Sign of the times

It’s a modest sign, of simple design. It reads “Viola Desmond Grave Site” and has an arrow pointing off to the side. You might miss it on a hurried walk through the grounds of Camp Hill cemetery, but this sign and its symbolic message speak volumes about the history of Nova Scotia.
Desmond was, of course, the unintentional civil rights pioneer who refused to move from the “whites-only” section of the Roseland Theatre in New Glasgow in 1946, and was subsequently jailed and fined. In 2010, the Nova Scotia government issued a posthumous pardon.
I first saw this sign, not on foot, but on Facebook. “One meeting with the Province, a bunch of back and forths with the city, et voila. Joseph Howe isn’t the only one with a sign in the cemetery anymore,” reads the intriguing caption.
The page belonged to my friend Joanne Bealy. A few years ago she and her partner, Evelyn White, moved to Halifax from British Columbia. Their home is within hollering distance of mine. (I know, because Bealy and I tested this out last summer). Bealy is a talented poet and photographer, among other things. White is a respected author and journalist who was born in the U.S. Her writing often explores the experience of black women in North America.

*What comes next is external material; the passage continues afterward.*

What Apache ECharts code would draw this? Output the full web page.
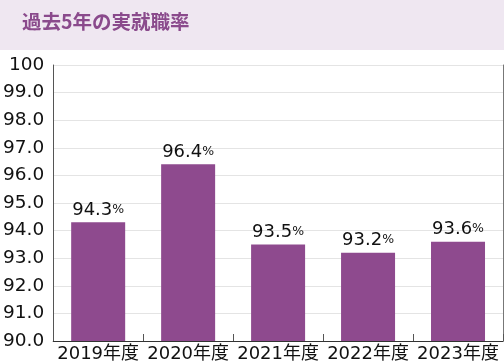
<!DOCTYPE html>
<html><head><meta charset="utf-8">
<script src="https://cdn.jsdelivr.net/npm/echarts@6/dist/echarts.min.js"></script>
<style>html,body{margin:0;padding:0;background:#fff}#c{width:504px;height:364px}</style>
</head><body><div id="c"></div>
<script>
const title = '過去5年の実就職率';
const categories = ['2019年度','2020年度','2021年度','2022年度','2023年度'];
const values = [94.3, 96.4, 93.5, 93.2, 93.6];
const yTicks = ['90.0','91.0','92.0','93.0','94.0','95.0','96.0','97.0','98.0','99.0','100'];

const font = '"DejaVu Sans", "Noto Sans CJK JP", sans-serif';
const tfont = '"Noto Sans CJK JP", sans-serif';
const chart = echarts.init(document.getElementById('c'), null, {renderer:'canvas'});
chart.setOption({
  animation:false,
  graphic:[
    {type:'rect', shape:{x:0,y:0,width:504,height:50}, style:{fill:'#efe7f1'}, z:-1},
    {type:'text', left:22, top:12, style:{text:title, fill:'#8a4a8c', font:'bold 19.5px ' + tfont}}
  ],
  grid:{left:52, right:1, top:65, bottom:23, containLabel:false},
  xAxis:{type:'category', data:categories,
    axisLine:{lineStyle:{color:'#333', width:1}},
    axisTick:{show:true, inside:true, length:7, lineStyle:{color:'#555'}},
    axisLabel:{color:'#111', fontSize:18, fontFamily:font, margin:4, interval:0}
  },
  yAxis:[{type:'value', min:90, max:100, interval:1,
    axisLine:{show:true, lineStyle:{color:'#555'}},
    axisTick:{show:false},
    splitLine:{lineStyle:{color:'#e4e4e4'}},
    axisLabel:{color:'#111', fontSize:18.5, fontFamily:font, margin:9,
      formatter:function(v){return yTicks[Math.round(v-90)];}}
  },{type:'value', min:90, max:100, position:'right',
    axisLine:{show:true, lineStyle:{color:'#777'}}, axisTick:{show:false},
    axisLabel:{show:false}, splitLine:{show:false}}],
  series:[{type:'bar', data:values, barWidth:54, itemStyle:{color:'#8e4a8e'},
    label:{show:true, position:'top', distance:3,
      formatter:function(p){return '{n|'+p.value.toFixed(1)+'}{p|%}';},
      rich:{n:{fontSize:18, color:'#111', fontFamily:font}, p:{fontSize:12.5, color:'#111', fontFamily:font, padding:[0,0,2,0]}}
    }
  }]
});
</script></body></html>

The back story to the sign begins several years ago, well before White and Bealy moved to Halifax. White was writing an article about Desmond, and hoped to send a photographer to get a shot of her grave, which she assumed was in New York, since Desmond had died there. She contacted Wanda Robson, one of Desmond’s sisters, to get details of the location and learned that Desmond (neé Davis) was actually buried at Camp Hill cemetery in Halifax.
Eventually, White’s own path led her to Halifax, and she went on a personal quest in search of the grave. She found a humble marble square, flush to the ground, in the midst of the Davis family plot.
She noticed a sign pointing to the nearby grave of Joseph Howe. “I didn’t know who Joseph Howe was,” White admits. But later, she thought, “Here is this woman who, from my perspective as an African American, predated the incredible achievements of Rosa Parks…Why don’t more Canadians know there is this pioneering black woman in the graveyard in Halifax?”
The issue stayed on her mind and she mentioned it to a few prominent African Nova Scotians. Surprisingly, some had no idea that Desmond was buried at Camp Hill. The point grew more pertinent last year when the province determined that the first Heritage Day holiday in February 2015 would be named for Viola Desmond.
Halifax Councillor Waye Mason says former Lieutenant-Governor Mayann Francis contacted him around that time about getting an official marker for Viola Desmond’s gravesite in time for the holiday. He spoke with HRM staff about it in the spring of 2014. But you know how these things go: nothing happened for months. White and Bealy were not even aware of Francis’ request when Bealy began contacting provincial and municipal officials in her own quest to get some recognition for the historic site.
“When I wrote to the city officials, I sent them a picture of the Joseph Howe sign and said ‘It would be really great, with all the discussion and support of Viola Desmond, if you would also put a sign up for her,’” Bealy recalls.
She kept up the calls and emails, and her dogged persistence seems to have paid off. Mason says that after Bealy’s correspondence last August, he spoke to staff. “It was determined that the one signpost could be put up without council direction, and it was installed [in late October],” he told me by email. Council has since requested a staff report (at Mason’s initiative) on the possible development of a heritage management
plan for the Camp Hill cemetery, where Robert Stanfield and Alexander Keith are also buried.
It was a small, but significant, victory. Both White and Bealy are pleased that a sign now draws attention to Desmond’s resting place. “I just think Viola’s time has come,” says White. “She has been lying there all those years. She’s 100 years old now [she was born July 6, 1914 and died February 7, 1965] and I think that it’s only fitting. I hope that she’s resting well, and with some sense that her efforts have now been affirmed publicly.”
Desmond’s sister, Wanda Robson, says she and the rest of the family are thrilled. “This marker is an indication that her act and the ramifications of the act will never die,” she says.
White thinks it’s a step forward for Halifax. “I think that with the fraught racial history in this city, with Africville and the Home for Colored Children and all the other things, that the recognition is a positive,” says White. “Hopefully it will generate a greater sense of pride in everybody about the black presence here.”
She pauses, aware of the sweep of what she’s about to say. “The struggle continues, but Martin Luther King said, ‘the moral arc of the universe is long, but it leans toward justice.’” Then she grins broadly. “So now she’s got this marker that is shaped like an arc.”